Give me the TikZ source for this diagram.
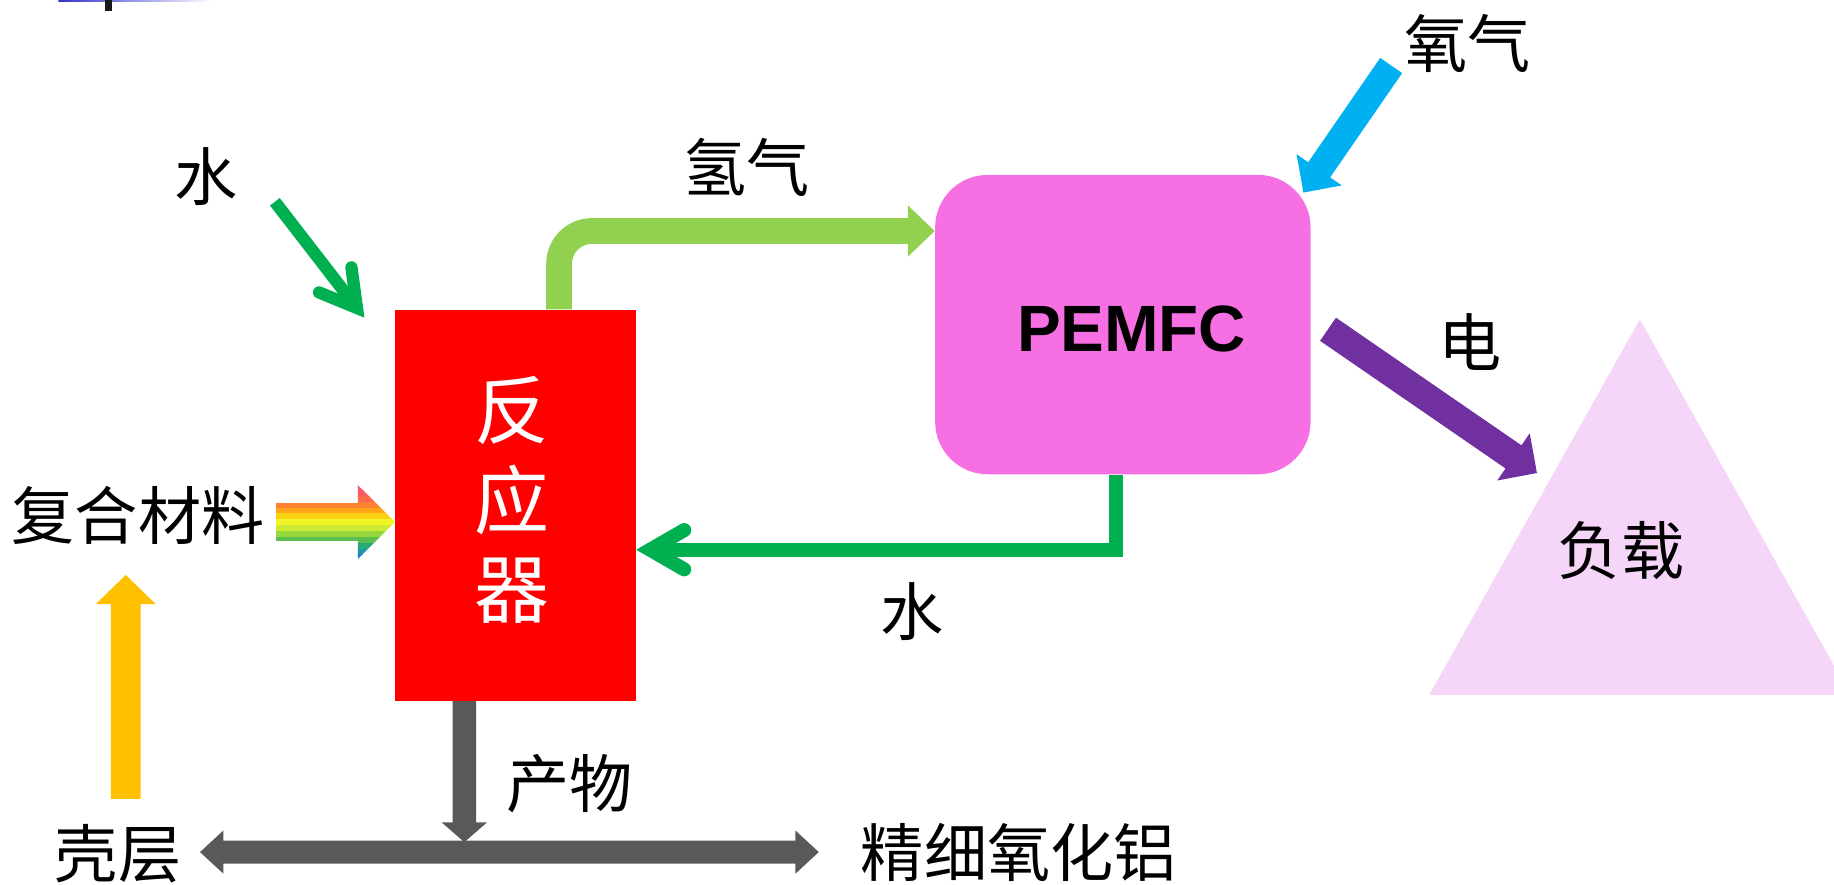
\documentclass[tikz,border=0pt]{standalone}
\usepackage{fontspec}
\newfontfamily\cjk{Noto Sans CJK SC}
\newfontfamily\lsans{Liberation Sans}
\usetikzlibrary{calc}
\definecolor{dgreen}{RGB}{0,176,80}
\definecolor{lgreen}{RGB}{146,208,80}
\definecolor{skyb}{RGB}{0,176,240}
\definecolor{purp}{RGB}{112,48,160}
\definecolor{ambr}{RGB}{255,192,0}
\definecolor{dgray}{RGB}{89,89,89}
\definecolor{pemfcpink}{RGB}{246,112,227}
\definecolor{loadpink}{RGB}{246,214,248}
\definecolor{titleblue}{RGB}{51,51,204}
\definecolor{rb1}{RGB}{255,80,120}
\definecolor{rb2}{RGB}{255,90,95}
\definecolor{rb3}{RGB}{255,105,75}
\definecolor{rb4}{RGB}{255,130,50}
\definecolor{rb5}{RGB}{255,165,25}
\definecolor{rb6}{RGB}{250,210,20}
\definecolor{rb7}{RGB}{240,245,40}
\definecolor{rb8}{RGB}{205,235,50}
\definecolor{rb9}{RGB}{150,215,60}
\definecolor{rb10}{RGB}{90,190,80}
\definecolor{rb11}{RGB}{40,170,115}
\definecolor{rb12}{RGB}{30,150,170}
\definecolor{rb13}{RGB}{30,120,220}
% block arrow: style, from, tip, shaft half width, head length, head half width
\newcommand\blockarrow[6]{%
  \coordinate (ba-h) at ($(#3)!#5!(#2)$);
  \path[#1] ($(#2)!#4!90:(#3)$) -- ($(ba-h)!#4!90:(#3)$) -- ($(ba-h)!#6!90:(#3)$) -- (#3)
    -- ($(ba-h)!#6!-90:(#3)$) -- ($(ba-h)!#4!-90:(#3)$) -- ($(#2)!#4!-90:(#3)$) -- cycle;}
% double block arrow: style, end A, end B, shaft half width, head length, head half width
\newcommand\dblarrow[6]{%
  \coordinate (da-a) at ($(#2)!#5!(#3)$);
  \coordinate (da-b) at ($(#3)!#5!(#2)$);
  \path[#1] (#2) -- ($(da-a)!#6!90:(#3)$) -- ($(da-a)!#4!90:(#3)$) -- ($(da-b)!#4!90:(#3)$)
    -- ($(da-b)!#6!90:(#3)$) -- (#3) -- ($(da-b)!#6!-90:(#3)$) -- ($(da-b)!#4!-90:(#3)$)
    -- ($(da-a)!#4!-90:(#3)$) -- ($(da-a)!#6!-90:(#3)$) -- cycle;}
% chevron head: style, direction point, tip, miter extension, barb length, half angle
\newcommand\chevhead[6]{%
  \coordinate (cv) at ($(#3)!#4!(#2)$);
  \draw[#1, line cap=round, line join=miter] ($(cv)!#5!#6:(#2)$) -- (cv) -- ($(cv)!#5!-#6:(#2)$);}
\begin{document}
\begin{tikzpicture}[x=0.5pt,y=-0.5pt,
  lbl/.style={inner sep=0pt, font=\fontsize{27}{31}\selectfont\cjk}]
\useasboundingbox (0,0) rectangle (1568,756);

% title fragment
\shade[left color=titleblue, right color=white] (50,0) rectangle (182,1.4);
\fill[black!90] (90,0) rectangle (96,9.4);

% main boxes
\node[fill=red, minimum width=102.75pt, minimum height=167pt, inner sep=0pt] (R) at (440.75,432) {};
\node[font=\fontsize{32}{38.25}\selectfont\cjk, text=white, align=center, inner sep=0pt] (Rt) at (437.5,427.5) {反\\应\\器};

\node[fill=pemfcpink, rounded corners=22.5pt, minimum width=160.5pt, minimum height=128pt, inner sep=0pt] (P) at (960,277.5) {};
\node[font=\fontsize{28}{32}\selectfont\lsans\bfseries, inner sep=0pt] (Pt) at (967.5,281.3) {PEMFC};

% load triangle
\fill[loadpink] (1402,273) -- (1222,594) -- (1568,594) -- (1568,569) -- cycle;
\node[lbl] (L) at (1386,471) {负载};

% labels
\node[lbl] (w1) at (176,151) {水};
\node[lbl] (h2) at (638,143) {氢气};
\node[lbl] (o2) at (1255,37) {氧气};
\node[lbl] (el) at (1257,292) {电};
\node[lbl] (cm) at (118,441) {复合材料};
\node[lbl] (sh) at (101,730) {壳层};
\node[lbl] (pr) at (487,670) {产物};
\node[lbl] (al) at (871,729) {精细氧化铝};
\node[lbl] (w2) at (780,523) {水};

% water in (top left)
\coordinate (w1s) at (235,172.5);
\coordinate (w1t) at ($(R.north west)+(-26,7)$);
\chevhead{dgreen, line width=5.25pt}{w1s}{w1t}{5.25pt}{17.5pt}{30}
\draw[dgreen, line width=5.25pt] (w1s) -- (cv);

% hydrogen
\coordinate (h2s) at ($(R.north)+(37.25,0)$);
\coordinate (h2t) at ($(P.west)+(0,-80)$);
\coordinate (h2b) at ($(h2t)+(-23,0)$);
\draw[lgreen, line width=11pt, rounded corners=14pt] (h2s) |- ($(h2b)+(1,0)$);
\fill[lgreen] ($(h2b)+(0,-22)$) -- (h2t) -- ($(h2b)+(0,22)$) -- cycle;

% oxygen
\coordinate (o2s) at (1189.4,56);
\coordinate (o2t) at ($(P.north east)+(-6.5,15.5)$);
\blockarrow{fill=skyb}{o2s}{o2t}{5.7pt}{11.8pt}{11.75pt}

% electricity
\coordinate (els) at ($(P.east)+(14.5,4)$);
\coordinate (elt) at (1314,404.4);
\blockarrow{fill=purp}{els}{elt}{6pt}{12.15pt}{12.25pt}

% water back
\coordinate (w2a) at ($(P.south)+(-6,0)$);
\coordinate (w2t) at ($(R.east)+(0,38)$);
\coordinate (w2c) at (w2a |- w2t);
\chevhead{dgreen, line width=6pt}{w2c}{w2t}{6pt}{16.8pt}{30}
\draw[dgreen, line width=6pt, line join=miter] (w2a) -- (w2c) -- (cv);

% shell up arrow
\coordinate (shs) at (107.5,683);
\coordinate (sht) at (107.5,491.6);
\blockarrow{fill=ambr}{shs}{sht}{6.4pt}{12.4pt}{12.8pt}

% composite material rainbow arrow
\coordinate (rbt) at ($(R.west)+(0,14.3)$);
\coordinate (rbs) at (236,446.3);
\begin{scope}
\blockarrow{clip}{rbs}{rbt}{8.1pt}{15.85pt}{15.8pt}
\foreach \c [count=\i from 0] in {rb1,rb2,rb3,rb4,rb5,rb6,rb7,rb8,rb9,rb10,rb11,rb12,rb13}
  \fill[\c] (230,414+5*\i) rectangle (345,419.6+5*\i);
\end{scope}

% products
\coordinate (prs) at ($(R.south)+(-43.75,0)$);
\coordinate (prt) at (397,720);
\blockarrow{fill=dgray}{prs}{prt}{5pt}{8.5pt}{9.75pt}
\coordinate (gl) at (171,728.5);
\coordinate (gr) at (700,728.5);
\dblarrow{fill=dgray}{gl}{gr}{4.875pt}{10pt}{9.25pt}
\end{tikzpicture}
\end{document}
===============
**Given instruction:**
Repeat the material above verbatim, with no pictures in the output.

**Worked answer:**
Give me the TikZ source for this diagram.
\documentclass[tikz,border=0pt]{standalone}
\usepackage{fontspec}
\newfontfamily\cjk{Noto Sans CJK SC}
\newfontfamily\lsans{Liberation Sans}
\usetikzlibrary{calc}
\definecolor{dgreen}{RGB}{0,176,80}
\definecolor{lgreen}{RGB}{146,208,80}
\definecolor{skyb}{RGB}{0,176,240}
\definecolor{purp}{RGB}{112,48,160}
\definecolor{ambr}{RGB}{255,192,0}
\definecolor{dgray}{RGB}{89,89,89}
\definecolor{pemfcpink}{RGB}{246,112,227}
\definecolor{loadpink}{RGB}{246,214,248}
\definecolor{titleblue}{RGB}{51,51,204}
\definecolor{rb1}{RGB}{255,80,120}
\definecolor{rb2}{RGB}{255,90,95}
\definecolor{rb3}{RGB}{255,105,75}
\definecolor{rb4}{RGB}{255,130,50}
\definecolor{rb5}{RGB}{255,165,25}
\definecolor{rb6}{RGB}{250,210,20}
\definecolor{rb7}{RGB}{240,245,40}
\definecolor{rb8}{RGB}{205,235,50}
\definecolor{rb9}{RGB}{150,215,60}
\definecolor{rb10}{RGB}{90,190,80}
\definecolor{rb11}{RGB}{40,170,115}
\definecolor{rb12}{RGB}{30,150,170}
\definecolor{rb13}{RGB}{30,120,220}
% block arrow: style, from, tip, shaft half width, head length, head half width
\newcommand\blockarrow[6]{%
  \coordinate (ba-h) at ($(#3)!#5!(#2)$);
  \path[#1] ($(#2)!#4!90:(#3)$) -- ($(ba-h)!#4!90:(#3)$) -- ($(ba-h)!#6!90:(#3)$) -- (#3)
    -- ($(ba-h)!#6!-90:(#3)$) -- ($(ba-h)!#4!-90:(#3)$) -- ($(#2)!#4!-90:(#3)$) -- cycle;}
% double block arrow: style, end A, end B, shaft half width, head length, head half width
\newcommand\dblarrow[6]{%
  \coordinate (da-a) at ($(#2)!#5!(#3)$);
  \coordinate (da-b) at ($(#3)!#5!(#2)$);
  \path[#1] (#2) -- ($(da-a)!#6!90:(#3)$) -- ($(da-a)!#4!90:(#3)$) -- ($(da-b)!#4!90:(#3)$)
    -- ($(da-b)!#6!90:(#3)$) -- (#3) -- ($(da-b)!#6!-90:(#3)$) -- ($(da-b)!#4!-90:(#3)$)
    -- ($(da-a)!#4!-90:(#3)$) -- ($(da-a)!#6!-90:(#3)$) -- cycle;}
% chevron head: style, direction point, tip, miter extension, barb length, half angle
\newcommand\chevhead[6]{%
  \coordinate (cv) at ($(#3)!#4!(#2)$);
  \draw[#1, line cap=round, line join=miter] ($(cv)!#5!#6:(#2)$) -- (cv) -- ($(cv)!#5!-#6:(#2)$);}
\begin{document}
\begin{tikzpicture}[x=0.5pt,y=-0.5pt,
  lbl/.style={inner sep=0pt, font=\fontsize{27}{31}\selectfont\cjk}]
\useasboundingbox (0,0) rectangle (1568,756);

% title fragment
\shade[left color=titleblue, right color=white] (50,0) rectangle (182,1.4);
\fill[black!90] (90,0) rectangle (96,9.4);

% main boxes
\node[fill=red, minimum width=102.75pt, minimum height=167pt, inner sep=0pt] (R) at (440.75,432) {};
\node[font=\fontsize{32}{38.25}\selectfont\cjk, text=white, align=center, inner sep=0pt] (Rt) at (437.5,427.5) {反\\应\\器};

\node[fill=pemfcpink, rounded corners=22.5pt, minimum width=160.5pt, minimum height=128pt, inner sep=0pt] (P) at (960,277.5) {};
\node[font=\fontsize{28}{32}\selectfont\lsans\bfseries, inner sep=0pt] (Pt) at (967.5,281.3) {PEMFC};

% load triangle
\fill[loadpink] (1402,273) -- (1222,594) -- (1568,594) -- (1568,569) -- cycle;
\node[lbl] (L) at (1386,471) {负载};

% labels
\node[lbl] (w1) at (176,151) {水};
\node[lbl] (h2) at (638,143) {氢气};
\node[lbl] (o2) at (1255,37) {氧气};
\node[lbl] (el) at (1257,292) {电};
\node[lbl] (cm) at (118,441) {复合材料};
\node[lbl] (sh) at (101,730) {壳层};
\node[lbl] (pr) at (487,670) {产物};
\node[lbl] (al) at (871,729) {精细氧化铝};
\node[lbl] (w2) at (780,523) {水};

% water in (top left)
\coordinate (w1s) at (235,172.5);
\coordinate (w1t) at ($(R.north west)+(-26,7)$);
\chevhead{dgreen, line width=5.25pt}{w1s}{w1t}{5.25pt}{17.5pt}{30}
\draw[dgreen, line width=5.25pt] (w1s) -- (cv);

% hydrogen
\coordinate (h2s) at ($(R.north)+(37.25,0)$);
\coordinate (h2t) at ($(P.west)+(0,-80)$);
\coordinate (h2b) at ($(h2t)+(-23,0)$);
\draw[lgreen, line width=11pt, rounded corners=14pt] (h2s) |- ($(h2b)+(1,0)$);
\fill[lgreen] ($(h2b)+(0,-22)$) -- (h2t) -- ($(h2b)+(0,22)$) -- cycle;

% oxygen
\coordinate (o2s) at (1189.4,56);
\coordinate (o2t) at ($(P.north east)+(-6.5,15.5)$);
\blockarrow{fill=skyb}{o2s}{o2t}{5.7pt}{11.8pt}{11.75pt}

% electricity
\coordinate (els) at ($(P.east)+(14.5,4)$);
\coordinate (elt) at (1314,404.4);
\blockarrow{fill=purp}{els}{elt}{6pt}{12.15pt}{12.25pt}

% water back
\coordinate (w2a) at ($(P.south)+(-6,0)$);
\coordinate (w2t) at ($(R.east)+(0,38)$);
\coordinate (w2c) at (w2a |- w2t);
\chevhead{dgreen, line width=6pt}{w2c}{w2t}{6pt}{16.8pt}{30}
\draw[dgreen, line width=6pt, line join=miter] (w2a) -- (w2c) -- (cv);

% shell up arrow
\coordinate (shs) at (107.5,683);
\coordinate (sht) at (107.5,491.6);
\blockarrow{fill=ambr}{shs}{sht}{6.4pt}{12.4pt}{12.8pt}

% composite material rainbow arrow
\coordinate (rbt) at ($(R.west)+(0,14.3)$);
\coordinate (rbs) at (236,446.3);
\begin{scope}
\blockarrow{clip}{rbs}{rbt}{8.1pt}{15.85pt}{15.8pt}
\foreach \c [count=\i from 0] in {rb1,rb2,rb3,rb4,rb5,rb6,rb7,rb8,rb9,rb10,rb11,rb12,rb13}
  \fill[\c] (230,414+5*\i) rectangle (345,419.6+5*\i);
\end{scope}

% products
\coordinate (prs) at ($(R.south)+(-43.75,0)$);
\coordinate (prt) at (397,720);
\blockarrow{fill=dgray}{prs}{prt}{5pt}{8.5pt}{9.75pt}
\coordinate (gl) at (171,728.5);
\coordinate (gr) at (700,728.5);
\dblarrow{fill=dgray}{gl}{gr}{4.875pt}{10pt}{9.25pt}
\end{tikzpicture}
\end{document}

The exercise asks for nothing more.